Crowell: I was wondering about that the interplay of the domestic manufacturing benefits in the IRA for the manufacturer and for the buyer. The buyer gets that domestic content tax adder, but maybe the supplier can also offer a better price because of the manufacturing incentives?

Kessler: “For the tracker, the number one big cost in weight is the torque tube, which we make in house. That’s about a third or more of the total. The second, which is about a fourth or more of the total, is the piles, which we make in house. After that, every other structural piece, like the bearings, the steel module mounts, the splices that connect the torque tubes to each other, the pieces that connect all of the above to the post – all of those we make in house.

“At the moment there’s only three parts of that whole tracker that we don’t make in house in the U.S., and over the course of this year, we’re looking at strategies for all of those as well. If there’s somebody that’s going to be able to make an entirely 100% U.S. tracker, we might be able to be the first to do that.”

1_OMCO-Huntsville-1-001
OMCO facility in Huntsville, Ala.

Crowell: Plus, your partnership with First Solar and the steel backrails you’re producing for their Series 7 modules. That’s quite a combination of tracker and module in terms of domestic content.

Kesler: “The Series 7 module has no frame around it. There are two steel rails on the back, and we’re making those for them. We built a new OMCO plant right by the First Solar plant in Alabama, specifically to make those. So that’s OMCO Solar making the back rails in the U.S., First Solar making the modules, and OMCO making the trackers, all right there within a few miles of each other in Alabama.”

Crowell: Looking ahead, are there any segments or regions that you’re particularly bullish on?

Goodwin: “On the DG side, we’ve seen Illinois kind of blow up. There’s a lot happening in the Midwest. You’re starting to see Indiana, Ohio – we’re doing a lot of fixed tilt in Ohio, about five or six projects, anywhere from five to 10 MWs.

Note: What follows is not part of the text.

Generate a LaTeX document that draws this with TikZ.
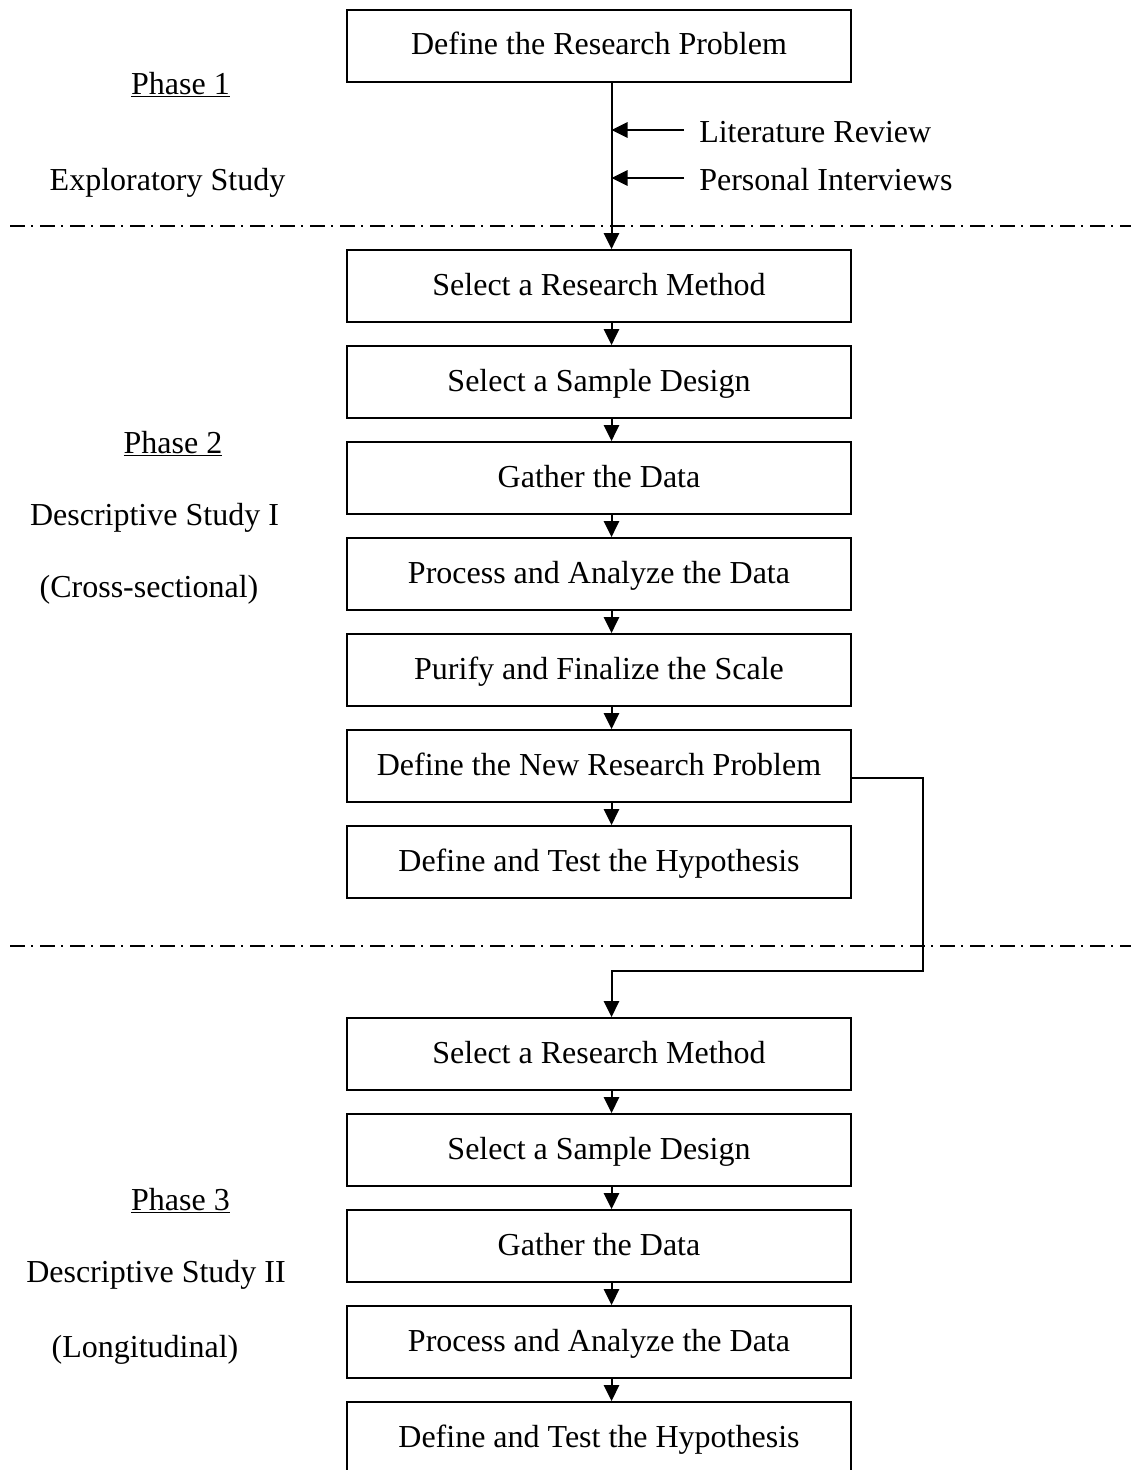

“The Northeast is really busy. I never thought we’d be doing as many tracker projects in states like Maine or New York as we are, which is really cool. There’s still a lot of fixed tilt happening there too. Vermont is starting to kick in. We’ve got our first projects being installed there soon.

“On the utility-scale side, Texas has gotten pretty big, Arizona, California, a lot of stuff happening in Virginia. We probably do more fixed in Florida because of the wind and some of the requirements there.”